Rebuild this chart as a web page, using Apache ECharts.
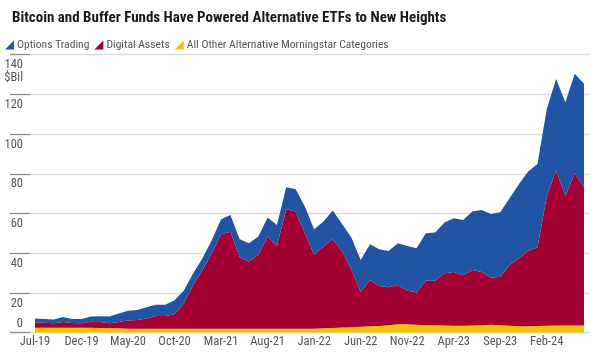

:::::

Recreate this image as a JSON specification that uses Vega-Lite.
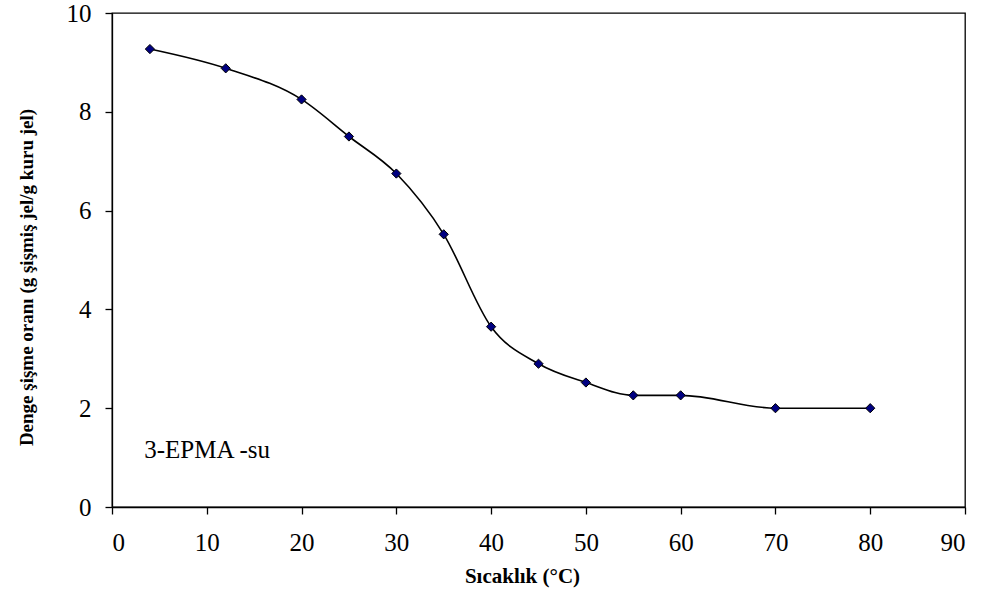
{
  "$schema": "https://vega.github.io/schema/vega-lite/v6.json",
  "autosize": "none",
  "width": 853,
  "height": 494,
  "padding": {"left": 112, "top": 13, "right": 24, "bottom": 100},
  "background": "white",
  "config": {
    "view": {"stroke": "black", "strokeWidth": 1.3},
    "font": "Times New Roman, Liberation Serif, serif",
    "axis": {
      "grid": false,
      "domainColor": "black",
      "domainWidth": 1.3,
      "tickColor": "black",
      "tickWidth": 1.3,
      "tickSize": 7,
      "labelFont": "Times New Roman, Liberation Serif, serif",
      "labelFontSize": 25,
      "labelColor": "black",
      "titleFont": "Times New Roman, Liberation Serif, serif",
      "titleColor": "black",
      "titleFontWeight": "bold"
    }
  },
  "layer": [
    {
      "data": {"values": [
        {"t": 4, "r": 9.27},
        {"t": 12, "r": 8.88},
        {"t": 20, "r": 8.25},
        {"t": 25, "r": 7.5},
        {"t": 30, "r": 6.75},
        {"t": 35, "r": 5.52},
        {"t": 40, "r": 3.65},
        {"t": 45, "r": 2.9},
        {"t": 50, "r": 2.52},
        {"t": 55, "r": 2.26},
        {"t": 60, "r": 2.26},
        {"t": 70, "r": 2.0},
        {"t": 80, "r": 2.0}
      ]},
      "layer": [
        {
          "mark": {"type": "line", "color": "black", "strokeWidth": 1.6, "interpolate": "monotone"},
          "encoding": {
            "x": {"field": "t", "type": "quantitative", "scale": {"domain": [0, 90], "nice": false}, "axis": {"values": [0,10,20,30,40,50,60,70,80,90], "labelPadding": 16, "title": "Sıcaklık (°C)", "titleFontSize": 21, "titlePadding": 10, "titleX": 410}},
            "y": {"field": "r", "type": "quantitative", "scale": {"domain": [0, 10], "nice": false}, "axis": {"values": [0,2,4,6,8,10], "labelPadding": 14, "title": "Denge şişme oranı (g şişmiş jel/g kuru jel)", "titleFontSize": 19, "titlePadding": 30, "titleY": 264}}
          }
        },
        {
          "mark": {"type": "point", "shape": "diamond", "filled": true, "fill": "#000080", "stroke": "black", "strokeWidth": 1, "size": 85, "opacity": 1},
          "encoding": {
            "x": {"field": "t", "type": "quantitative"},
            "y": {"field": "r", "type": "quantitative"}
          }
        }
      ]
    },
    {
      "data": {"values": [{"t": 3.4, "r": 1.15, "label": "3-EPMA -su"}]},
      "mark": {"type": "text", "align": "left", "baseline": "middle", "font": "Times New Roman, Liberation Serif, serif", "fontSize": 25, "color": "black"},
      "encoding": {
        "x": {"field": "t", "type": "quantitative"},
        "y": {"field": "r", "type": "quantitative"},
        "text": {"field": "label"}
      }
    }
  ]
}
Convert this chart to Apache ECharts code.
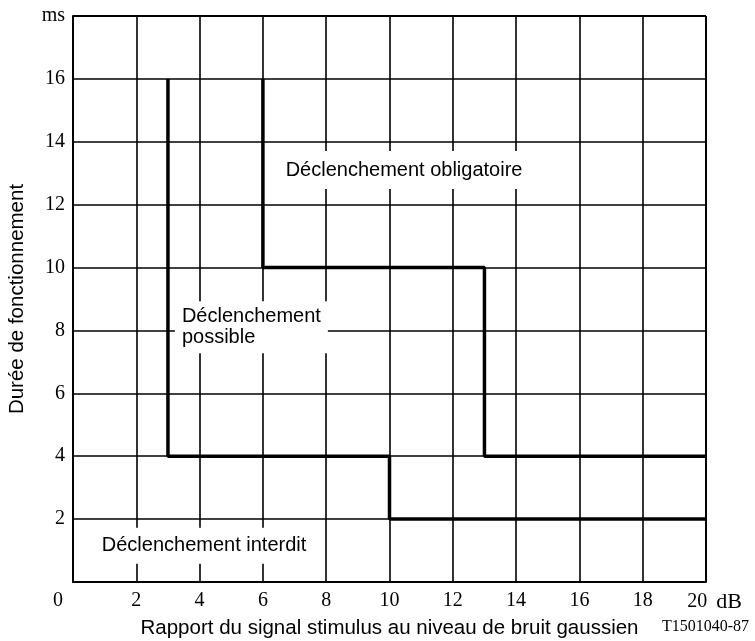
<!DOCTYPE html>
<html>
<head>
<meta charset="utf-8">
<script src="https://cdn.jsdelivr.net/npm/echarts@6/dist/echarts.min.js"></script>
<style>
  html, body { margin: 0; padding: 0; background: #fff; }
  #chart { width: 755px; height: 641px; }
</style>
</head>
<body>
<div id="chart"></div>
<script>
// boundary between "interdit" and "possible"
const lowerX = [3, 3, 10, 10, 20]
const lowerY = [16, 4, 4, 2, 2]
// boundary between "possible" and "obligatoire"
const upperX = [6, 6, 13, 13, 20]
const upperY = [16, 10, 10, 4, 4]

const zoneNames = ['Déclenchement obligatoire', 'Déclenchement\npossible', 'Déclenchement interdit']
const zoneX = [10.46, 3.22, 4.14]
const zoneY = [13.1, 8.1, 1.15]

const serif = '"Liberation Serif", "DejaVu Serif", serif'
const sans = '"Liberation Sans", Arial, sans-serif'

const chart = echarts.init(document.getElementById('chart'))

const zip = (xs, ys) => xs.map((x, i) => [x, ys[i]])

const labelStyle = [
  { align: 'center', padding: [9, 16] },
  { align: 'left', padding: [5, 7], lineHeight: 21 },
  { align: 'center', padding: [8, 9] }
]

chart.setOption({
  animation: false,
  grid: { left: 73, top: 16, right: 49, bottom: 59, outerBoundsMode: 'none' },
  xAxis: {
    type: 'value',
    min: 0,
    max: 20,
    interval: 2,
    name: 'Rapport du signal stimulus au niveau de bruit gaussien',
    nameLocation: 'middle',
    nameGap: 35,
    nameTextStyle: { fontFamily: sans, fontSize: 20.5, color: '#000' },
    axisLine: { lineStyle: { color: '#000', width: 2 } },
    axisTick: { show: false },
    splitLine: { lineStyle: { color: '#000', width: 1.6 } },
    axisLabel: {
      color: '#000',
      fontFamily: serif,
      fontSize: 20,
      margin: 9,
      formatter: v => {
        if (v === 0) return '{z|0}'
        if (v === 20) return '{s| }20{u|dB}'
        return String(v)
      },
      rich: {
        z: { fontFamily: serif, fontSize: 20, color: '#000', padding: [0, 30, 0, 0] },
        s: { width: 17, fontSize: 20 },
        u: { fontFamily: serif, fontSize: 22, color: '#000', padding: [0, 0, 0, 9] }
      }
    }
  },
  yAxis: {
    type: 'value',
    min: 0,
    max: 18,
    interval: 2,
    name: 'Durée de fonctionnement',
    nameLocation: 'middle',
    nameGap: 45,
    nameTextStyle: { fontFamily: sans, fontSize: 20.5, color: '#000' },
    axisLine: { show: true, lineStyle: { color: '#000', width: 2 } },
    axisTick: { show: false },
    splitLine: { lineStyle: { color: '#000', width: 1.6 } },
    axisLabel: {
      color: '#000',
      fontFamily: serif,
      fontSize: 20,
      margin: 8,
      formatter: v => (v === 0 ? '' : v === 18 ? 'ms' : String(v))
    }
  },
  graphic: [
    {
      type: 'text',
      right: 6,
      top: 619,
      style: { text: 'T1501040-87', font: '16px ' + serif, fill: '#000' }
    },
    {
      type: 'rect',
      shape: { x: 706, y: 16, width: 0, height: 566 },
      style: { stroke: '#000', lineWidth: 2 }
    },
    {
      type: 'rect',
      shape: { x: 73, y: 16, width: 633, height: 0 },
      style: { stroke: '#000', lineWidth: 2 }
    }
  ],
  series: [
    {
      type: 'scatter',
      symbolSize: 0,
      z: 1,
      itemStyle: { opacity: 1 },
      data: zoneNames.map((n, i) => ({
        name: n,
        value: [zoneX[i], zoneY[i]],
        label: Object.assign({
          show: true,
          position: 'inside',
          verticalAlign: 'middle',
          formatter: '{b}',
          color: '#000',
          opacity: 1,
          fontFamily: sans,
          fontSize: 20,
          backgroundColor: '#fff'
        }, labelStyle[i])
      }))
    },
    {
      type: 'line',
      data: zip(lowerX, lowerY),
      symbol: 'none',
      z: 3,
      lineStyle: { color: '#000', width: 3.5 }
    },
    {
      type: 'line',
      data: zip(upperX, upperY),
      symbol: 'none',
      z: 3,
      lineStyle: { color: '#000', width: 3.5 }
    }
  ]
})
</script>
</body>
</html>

:::::

Copy exactly the part of the material above that opens with the line containing "Convert this chart to Apache ECharts code." and closes with the line containing "const zoneY = [13.1, 8.1, 1.15]", ends included. Drop the images.

Convert this chart to Apache ECharts code.
<!DOCTYPE html>
<html>
<head>
<meta charset="utf-8">
<script src="https://cdn.jsdelivr.net/npm/echarts@6/dist/echarts.min.js"></script>
<style>
  html, body { margin: 0; padding: 0; background: #fff; }
  #chart { width: 755px; height: 641px; }
</style>
</head>
<body>
<div id="chart"></div>
<script>
// boundary between "interdit" and "possible"
const lowerX = [3, 3, 10, 10, 20]
const lowerY = [16, 4, 4, 2, 2]
// boundary between "possible" and "obligatoire"
const upperX = [6, 6, 13, 13, 20]
const upperY = [16, 10, 10, 4, 4]

const zoneNames = ['Déclenchement obligatoire', 'Déclenchement\npossible', 'Déclenchement interdit']
const zoneX = [10.46, 3.22, 4.14]
const zoneY = [13.1, 8.1, 1.15]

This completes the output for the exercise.